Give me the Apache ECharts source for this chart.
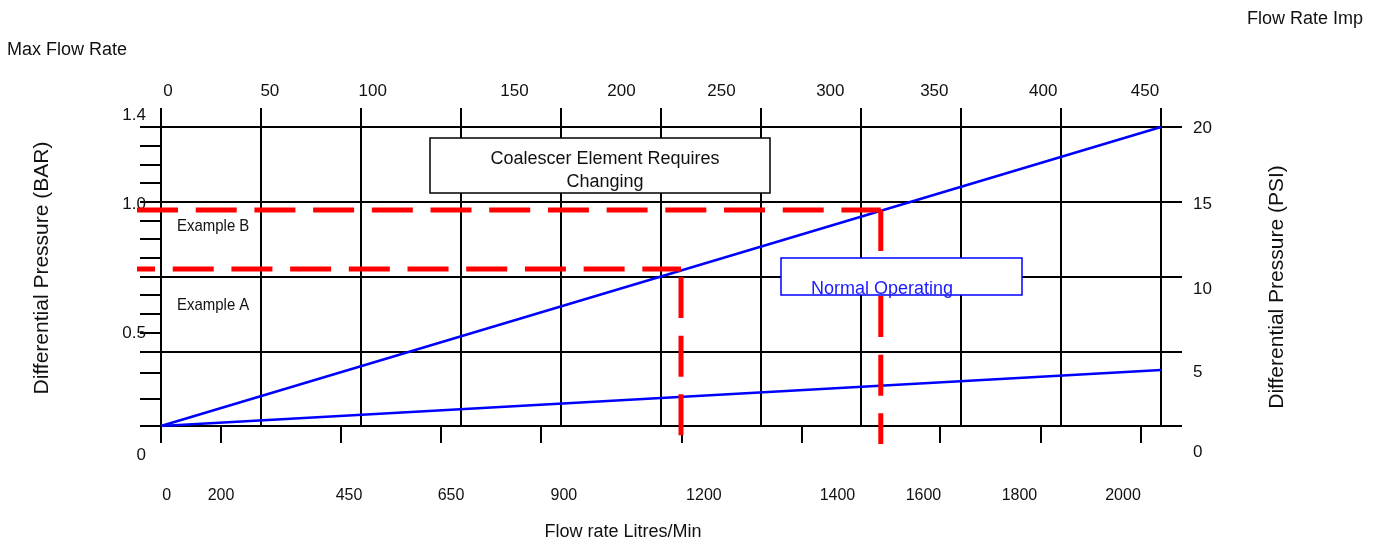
<!DOCTYPE html>
<html>
<head>
<meta charset="utf-8">
<script src="https://cdn.jsdelivr.net/npm/echarts@6/dist/echarts.min.js"></script>
<style>
html,body{margin:0;padding:0;background:#fff;}
#chart{width:1383px;height:546px;}
</style>
</head>
<body>
<div id="chart"></div>
<script>
// ---------------- data ----------------
// x unit: flow rate (Imp), y unit: differential pressure (PSI)
const flowEnds = [0, 450];
const upperLinePsi = [0, 20];
const lowerLinePsi = [0, 3.75];

// red example paths (flow Imp, PSI)
const exampleAHorizFlow = [-17.53, 234.0];
const exampleAHorizPsi  = [10.5, 10.5];
const exampleAVertFlow  = [234.0, 234.0];
const exampleAVertPsi   = [9.97, -0.74];
const exampleBHorizFlow = [-18.43, 323.9];
const exampleBHorizPsi  = [14.45, 14.45];
const exampleBVertFlow  = [323.9, 323.9];
const exampleBVertPsi   = [14.45, -1.2];

// grid lines
const gridFlowValues = [0, 45, 90, 135, 180, 225, 270, 315, 360, 405, 450];
const gridPsiValues = [0, 5, 10, 15, 20];

// top axis (Flow Rate Imp) labels and where they sit
const topLabels = ['0', '50', '100', '150', '200', '250', '300', '350', '400', '450'];
const topLabelAt = [3.1, 49.0, 95.3, 159.1, 207.2, 252.2, 301.2, 348.0, 397.0, 442.8];

// bottom axis (Litres/Min) ticks and labels
const bottomTickAt = [0, 26.97, 80.92, 125.87, 170.83, 234.22, 288.16, 350.65, 396.05, 441.01];
const bottomLabels = ['0', '200', '450', '650', '900', '1200', '1400', '1600', '1800', '2000'];
const bottomLabelAt = [2.6, 27.0, 84.6, 130.5, 181.3, 244.3, 304.4, 343.1, 386.3, 432.9];

// left axis (BAR) minor ticks and labels
const leftTickAt = [18.75, 17.5, 16.25, 13.75, 12.5, 11.25, 8.75, 7.5, 6.25, 3.55, 1.81];
const leftLabels = ['1.4', '1.0', '0.5', '0'];
const leftLabelAt = [20.8, 14.85, 6.22, -1.94];

// right axis (PSI) labels
const rightLabels = ['20', '15', '10', '5', '0'];
const rightLabelAt = [19.93, 14.85, 9.16, 3.61, -1.74];

// ---------------- chart ----------------
const FONT = "'Liberation Sans', Arial, sans-serif";
const X_MIN = -21 * 450 / 1001, X_MAX = 450 + 21 * 450 / 1001;
const Y_MAX = 318 * 20 / 299, Y_MIN_B = -49 * 20 / 299;

function pick(labels, at) {
  return function (v) {
    for (let i = 0; i < at.length; i++) if (Math.abs(at[i] - v) < 1e-6) return labels[i];
    return '';
  };
}
function zip(xs, ys) { return xs.map((x, i) => [x, ys[i]]); }
function redLine(xs, ys, dash, offset) {
  return {type: 'line', xAxisIndex: 0, yAxisIndex: 0, data: zip(xs, ys), symbol: 'none', clip: false,
    lineStyle: {color: '#ff0000', width: 5, type: dash, dashOffset: offset, cap: 'butt'}, z: 6, silent: true};
}

const chart = echarts.init(document.getElementById('chart'), null, {renderer: 'canvas'});
const noLine = {show: false, onZero: false};
chart.setOption({
  animation: false,
  backgroundColor: '#fff',
  grid: [
    {left: 140, right: 201, top: 108, bottom: 120, outerBoundsMode: 'none', containLabel: false},
    {left: 140, right: 201, top: 108, bottom: 71, outerBoundsMode: 'none', containLabel: false}
  ],
  xAxis: [
    { // bottom ticks + labels (Litres/Min)
      gridIndex: 0, type: 'value', position: 'bottom', min: X_MIN, max: X_MAX,
      axisLine: noLine,
      axisTick: {show: true, customValues: bottomTickAt, length: 17, lineStyle: {color: '#000', width: 2}},
      axisLabel: {show: true, customValues: bottomLabelAt, formatter: pick(bottomLabels, bottomLabelAt),
        margin: 62, fontSize: 16, fontFamily: FONT, color: '#111'},
      splitLine: {show: false}
    },
    { // vertical grid lines + top labels (Imp)
      gridIndex: 0, type: 'value', position: 'top', min: X_MIN, max: X_MAX,
      axisLine: noLine,
      axisTick: {show: false, customValues: gridFlowValues},
      axisLabel: {show: true, customValues: topLabelAt, formatter: pick(topLabels, topLabelAt),
        margin: 8, fontSize: 17, fontFamily: FONT, color: '#111'},
      splitLine: {show: true, lineStyle: {color: '#000', width: 2}}
    },
    {gridIndex: 1, type: 'value', min: 0, max: 1, show: false}
  ],
  yAxis: [
    { // horizontal grid lines
      gridIndex: 0, type: 'value', position: 'left', min: 0, max: Y_MAX,
      axisLine: noLine,
      axisTick: {show: false, customValues: gridPsiValues},
      axisLabel: {show: false},
      splitLine: {show: true, lineStyle: {color: '#000', width: 2}}
    },
    { // left minor ticks
      gridIndex: 0, type: 'value', position: 'left', min: 0, max: Y_MAX,
      axisLine: noLine,
      axisTick: {show: true, inside: true, length: 21, customValues: leftTickAt, lineStyle: {color: '#000', width: 2}},
      axisLabel: {show: false},
      splitLine: {show: false}
    },
    { // left labels (BAR)
      gridIndex: 1, type: 'value', position: 'left', min: Y_MIN_B, max: Y_MAX,
      axisLine: noLine, axisTick: {show: false},
      axisLabel: {show: true, customValues: leftLabelAt, formatter: pick(leftLabels, leftLabelAt),
        margin: -6, fontSize: 17, fontFamily: FONT, color: '#111'},
      splitLine: {show: false}
    },
    { // right labels (PSI)
      gridIndex: 1, type: 'value', position: 'right', min: Y_MIN_B, max: Y_MAX,
      axisLine: noLine, axisTick: {show: false},
      axisLabel: {show: true, customValues: rightLabelAt, formatter: pick(rightLabels, rightLabelAt),
        margin: 11, fontSize: 17, fontFamily: FONT, color: '#111'},
      splitLine: {show: false}
    }
  ],
  series: [
    {type: 'line', xAxisIndex: 0, yAxisIndex: 0, data: zip(flowEnds, upperLinePsi), symbol: 'none',
      lineStyle: {color: '#0000ff', width: 2.5}, z: 5, silent: true},
    {type: 'line', xAxisIndex: 0, yAxisIndex: 0, data: zip(flowEnds, lowerLinePsi), symbol: 'none',
      lineStyle: {color: '#0000ff', width: 2.5}, z: 5, silent: true},
    redLine(exampleAHorizFlow, exampleAHorizPsi, [41, 17.7], 8),
    redLine(exampleAVertFlow, exampleAVertPsi, [41, 17.7], 0),
    redLine(exampleBHorizFlow, exampleBHorizPsi, [41, 17.7], 41.7),
    redLine(exampleBVertFlow, exampleBVertPsi, [41, 45, 41, 17.7, 41, 17.7, 41, 17.7], 0)
  ],
  graphic: [
    {type: 'text', x: 1247, y: 19, z: 100, style: {text: 'Flow Rate Imp', fontSize: 18, fontFamily: FONT, fill: '#111', align: 'left', verticalAlign: 'middle'}},
    {type: 'text', x: 7, y: 50, z: 100, style: {text: 'Max Flow Rate', fontSize: 18, fontFamily: FONT, fill: '#111', align: 'left', verticalAlign: 'middle'}},
    {type: 'text', x: 42, y: 268, rotation: Math.PI / 2, z: 100, style: {text: 'Differential Pressure (BAR)', fontSize: 21, fontFamily: FONT, fill: '#111', align: 'center', verticalAlign: 'middle'}},
    {type: 'text', x: 1277, y: 287, rotation: Math.PI / 2, z: 100, style: {text: 'Differential Pressure (PSI)', fontSize: 21, fontFamily: FONT, fill: '#111', align: 'center', verticalAlign: 'middle'}},
    {type: 'text', x: 623, y: 532, z: 100, style: {text: 'Flow rate Litres/Min', fontSize: 18, fontFamily: FONT, fill: '#111', align: 'center', verticalAlign: 'middle'}},
    {type: 'text', x: 177, y: 226, scaleX: 0.88, z: 100, style: {text: 'Example B', fontSize: 17, fontFamily: FONT, fill: '#111', align: 'left', verticalAlign: 'middle'}},
    {type: 'text', x: 177, y: 305, scaleX: 0.88, z: 100, style: {text: 'Example A', fontSize: 17, fontFamily: FONT, fill: '#111', align: 'left', verticalAlign: 'middle'}},
    {type: 'rect', z: 100, shape: {x: 430, y: 138, width: 340, height: 55}, style: {fill: '#fff', stroke: '#000', lineWidth: 1.5}},
    {type: 'text', x: 605, y: 159, z: 101, style: {text: 'Coalescer Element Requires', fontSize: 18, fontFamily: FONT, fill: '#111', align: 'center', verticalAlign: 'middle'}},
    {type: 'text', x: 605, y: 182, z: 101, style: {text: 'Changing', fontSize: 18, fontFamily: FONT, fill: '#111', align: 'center', verticalAlign: 'middle'}},
    {type: 'rect', z: 100, shape: {x: 781, y: 258, width: 241, height: 37}, style: {fill: '#fff', stroke: '#0000ff', lineWidth: 1.5}},
    {type: 'text', x: 882, y: 289, z: 101, style: {text: 'Normal Operating', fontSize: 18, fontFamily: FONT, fill: '#1a1aff', align: 'center', verticalAlign: 'middle'}}
  ]
});
</script>
</body>
</html>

→ Do this: Restate each line from the start of the listing through the line bearing "const lowerLinePsi = [0, 3.75];" word for word. Drop the pictures.

→ Full output:
Give me the Apache ECharts source for this chart.
<!DOCTYPE html>
<html>
<head>
<meta charset="utf-8">
<script src="https://cdn.jsdelivr.net/npm/echarts@6/dist/echarts.min.js"></script>
<style>
html,body{margin:0;padding:0;background:#fff;}
#chart{width:1383px;height:546px;}
</style>
</head>
<body>
<div id="chart"></div>
<script>
// ---------------- data ----------------
// x unit: flow rate (Imp), y unit: differential pressure (PSI)
const flowEnds = [0, 450];
const upperLinePsi = [0, 20];
const lowerLinePsi = [0, 3.75];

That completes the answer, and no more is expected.